(REQUIRED TASK):
Skipping all pictures, set down the lines of the listing from the first through the one with "const yTicks = [200, 400, 600, 800, 1000];".

(GIVEN INFORMATION):
· · · · ·

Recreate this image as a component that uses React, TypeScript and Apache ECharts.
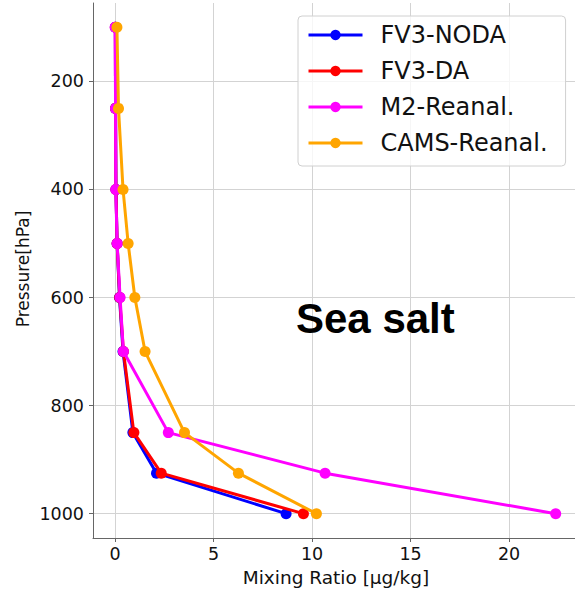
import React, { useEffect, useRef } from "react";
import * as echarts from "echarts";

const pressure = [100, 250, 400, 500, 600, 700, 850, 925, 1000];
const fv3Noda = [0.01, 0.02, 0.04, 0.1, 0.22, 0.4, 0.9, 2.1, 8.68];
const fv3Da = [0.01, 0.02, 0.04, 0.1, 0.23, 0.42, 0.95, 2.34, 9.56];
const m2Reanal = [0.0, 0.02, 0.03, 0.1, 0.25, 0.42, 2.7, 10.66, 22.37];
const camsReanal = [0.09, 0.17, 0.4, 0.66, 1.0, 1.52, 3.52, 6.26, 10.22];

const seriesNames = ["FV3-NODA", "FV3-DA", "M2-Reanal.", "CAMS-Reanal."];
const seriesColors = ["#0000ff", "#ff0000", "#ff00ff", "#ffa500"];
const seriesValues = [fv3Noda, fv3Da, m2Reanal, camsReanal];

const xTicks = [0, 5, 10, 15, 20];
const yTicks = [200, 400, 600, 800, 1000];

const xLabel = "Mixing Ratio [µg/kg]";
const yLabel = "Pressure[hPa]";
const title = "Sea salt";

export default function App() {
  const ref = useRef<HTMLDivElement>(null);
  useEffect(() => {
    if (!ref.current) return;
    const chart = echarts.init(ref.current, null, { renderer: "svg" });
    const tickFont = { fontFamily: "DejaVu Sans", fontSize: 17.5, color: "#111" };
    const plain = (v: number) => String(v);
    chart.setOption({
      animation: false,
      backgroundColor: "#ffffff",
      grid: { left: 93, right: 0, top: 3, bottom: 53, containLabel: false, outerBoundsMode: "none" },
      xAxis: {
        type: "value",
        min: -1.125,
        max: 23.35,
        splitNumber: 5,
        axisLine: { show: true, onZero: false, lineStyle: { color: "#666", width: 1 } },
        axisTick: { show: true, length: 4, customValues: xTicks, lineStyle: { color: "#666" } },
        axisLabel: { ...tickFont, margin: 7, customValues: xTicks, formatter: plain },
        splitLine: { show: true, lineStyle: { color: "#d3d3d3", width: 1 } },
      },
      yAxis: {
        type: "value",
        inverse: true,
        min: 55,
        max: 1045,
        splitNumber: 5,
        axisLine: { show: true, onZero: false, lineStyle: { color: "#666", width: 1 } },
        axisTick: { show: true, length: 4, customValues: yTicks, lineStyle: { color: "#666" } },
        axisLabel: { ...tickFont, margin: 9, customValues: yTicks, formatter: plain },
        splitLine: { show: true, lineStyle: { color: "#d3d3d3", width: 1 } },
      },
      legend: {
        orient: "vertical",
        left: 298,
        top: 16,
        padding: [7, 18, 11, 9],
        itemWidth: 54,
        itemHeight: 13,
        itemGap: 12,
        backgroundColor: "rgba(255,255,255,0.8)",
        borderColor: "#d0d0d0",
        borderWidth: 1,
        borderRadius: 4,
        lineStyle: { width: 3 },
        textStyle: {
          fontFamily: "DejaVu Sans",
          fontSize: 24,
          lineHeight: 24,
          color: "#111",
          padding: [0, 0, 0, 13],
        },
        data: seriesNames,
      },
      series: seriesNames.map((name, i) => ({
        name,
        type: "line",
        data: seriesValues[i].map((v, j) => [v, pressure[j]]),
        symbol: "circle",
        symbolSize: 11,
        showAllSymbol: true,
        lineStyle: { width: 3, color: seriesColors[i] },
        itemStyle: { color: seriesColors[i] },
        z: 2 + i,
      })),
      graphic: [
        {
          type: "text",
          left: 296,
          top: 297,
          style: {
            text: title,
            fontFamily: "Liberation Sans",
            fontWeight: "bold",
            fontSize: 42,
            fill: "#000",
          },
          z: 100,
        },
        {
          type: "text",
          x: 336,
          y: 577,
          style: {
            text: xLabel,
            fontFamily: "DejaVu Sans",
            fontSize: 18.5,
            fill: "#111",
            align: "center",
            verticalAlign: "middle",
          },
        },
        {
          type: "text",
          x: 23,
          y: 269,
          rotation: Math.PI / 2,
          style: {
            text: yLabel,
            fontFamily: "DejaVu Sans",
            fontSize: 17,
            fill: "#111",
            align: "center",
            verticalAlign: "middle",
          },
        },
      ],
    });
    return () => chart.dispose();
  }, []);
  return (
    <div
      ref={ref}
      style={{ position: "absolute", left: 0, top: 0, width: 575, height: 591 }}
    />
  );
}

· · · · ·

(WRITTEN RESPONSE):
Recreate this image as a component that uses React, TypeScript and Apache ECharts.
import React, { useEffect, useRef } from "react";
import * as echarts from "echarts";

const pressure = [100, 250, 400, 500, 600, 700, 850, 925, 1000];
const fv3Noda = [0.01, 0.02, 0.04, 0.1, 0.22, 0.4, 0.9, 2.1, 8.68];
const fv3Da = [0.01, 0.02, 0.04, 0.1, 0.23, 0.42, 0.95, 2.34, 9.56];
const m2Reanal = [0.0, 0.02, 0.03, 0.1, 0.25, 0.42, 2.7, 10.66, 22.37];
const camsReanal = [0.09, 0.17, 0.4, 0.66, 1.0, 1.52, 3.52, 6.26, 10.22];

const seriesNames = ["FV3-NODA", "FV3-DA", "M2-Reanal.", "CAMS-Reanal."];
const seriesColors = ["#0000ff", "#ff0000", "#ff00ff", "#ffa500"];
const seriesValues = [fv3Noda, fv3Da, m2Reanal, camsReanal];

const xTicks = [0, 5, 10, 15, 20];
const yTicks = [200, 400, 600, 800, 1000];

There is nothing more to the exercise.